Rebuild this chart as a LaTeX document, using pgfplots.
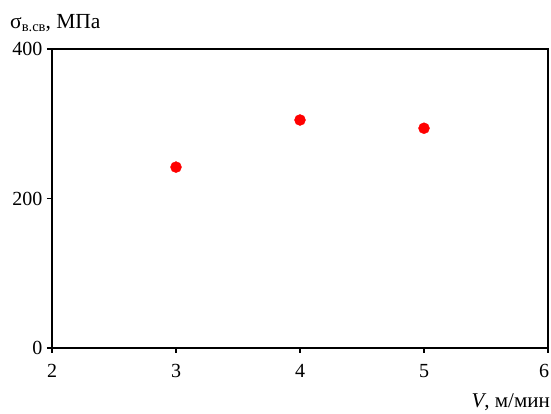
\documentclass[border=0pt]{standalone}
\usepackage{fontspec}
\setmainfont{Liberation Serif}
\usepackage{pgfplots}
\pgfplotsset{compat=1.18}
\begin{document}
\begin{tikzpicture}[x=1pt,y=1pt]
\path[use as bounding box] (0,0) rectangle (551,414);
\begin{axis}[at={(52pt,66pt)}, anchor=south west, scale only axis,
  width=496pt, height=299pt,
  xmin=2, xmax=6, ymin=0, ymax=400,
  xtick={2,3,4,5,6}, ytick={0,200,400},
  xticklabels={2,3,4,5,\hspace{-8pt}6},
  axis line style={line width=1.8pt},
  tick style={line width=1.5pt, black},
  tick align=outside, major tick length=5pt,
  xtick pos=bottom, ytick pos=left,
  ticklabel style={font=\fontsize{20}{20}\selectfont},
  /pgf/number format/assume math mode=true,
  xticklabel style={yshift=-8pt},
  yticklabel style={xshift=-1pt},
]
\addplot[only marks, mark=*, mark size=5.5pt, red, mark options={draw=red, fill=red}]
  coordinates {(3,242) (4,305) (5,294)};
\end{axis}
\node[anchor=base west, inner sep=0pt, font=\fontsize{21.5}{21.5}\selectfont] at (10,385)
  {σ\raisebox{-0.3ex}{\fontsize{14.5}{14.5}\selectfont в.св}, МПа};
\node[anchor=base east, inner sep=0pt, font=\fontsize{21}{21}\selectfont] at (550,6)
  {\textit{V}, м/мин};
\end{tikzpicture}
\end{document}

Given problem –
Return each line exactly as written. Any picture gets left out.

Full response –
Rebuild this chart as a LaTeX document, using pgfplots.
\documentclass[border=0pt]{standalone}
\usepackage{fontspec}
\setmainfont{Liberation Serif}
\usepackage{pgfplots}
\pgfplotsset{compat=1.18}
\begin{document}
\begin{tikzpicture}[x=1pt,y=1pt]
\path[use as bounding box] (0,0) rectangle (551,414);
\begin{axis}[at={(52pt,66pt)}, anchor=south west, scale only axis,
  width=496pt, height=299pt,
  xmin=2, xmax=6, ymin=0, ymax=400,
  xtick={2,3,4,5,6}, ytick={0,200,400},
  xticklabels={2,3,4,5,\hspace{-8pt}6},
  axis line style={line width=1.8pt},
  tick style={line width=1.5pt, black},
  tick align=outside, major tick length=5pt,
  xtick pos=bottom, ytick pos=left,
  ticklabel style={font=\fontsize{20}{20}\selectfont},
  /pgf/number format/assume math mode=true,
  xticklabel style={yshift=-8pt},
  yticklabel style={xshift=-1pt},
]
\addplot[only marks, mark=*, mark size=5.5pt, red, mark options={draw=red, fill=red}]
  coordinates {(3,242) (4,305) (5,294)};
\end{axis}
\node[anchor=base west, inner sep=0pt, font=\fontsize{21.5}{21.5}\selectfont] at (10,385)
  {σ\raisebox{-0.3ex}{\fontsize{14.5}{14.5}\selectfont в.св}, МПа};
\node[anchor=base east, inner sep=0pt, font=\fontsize{21}{21}\selectfont] at (550,6)
  {\textit{V}, м/мин};
\end{tikzpicture}
\end{document}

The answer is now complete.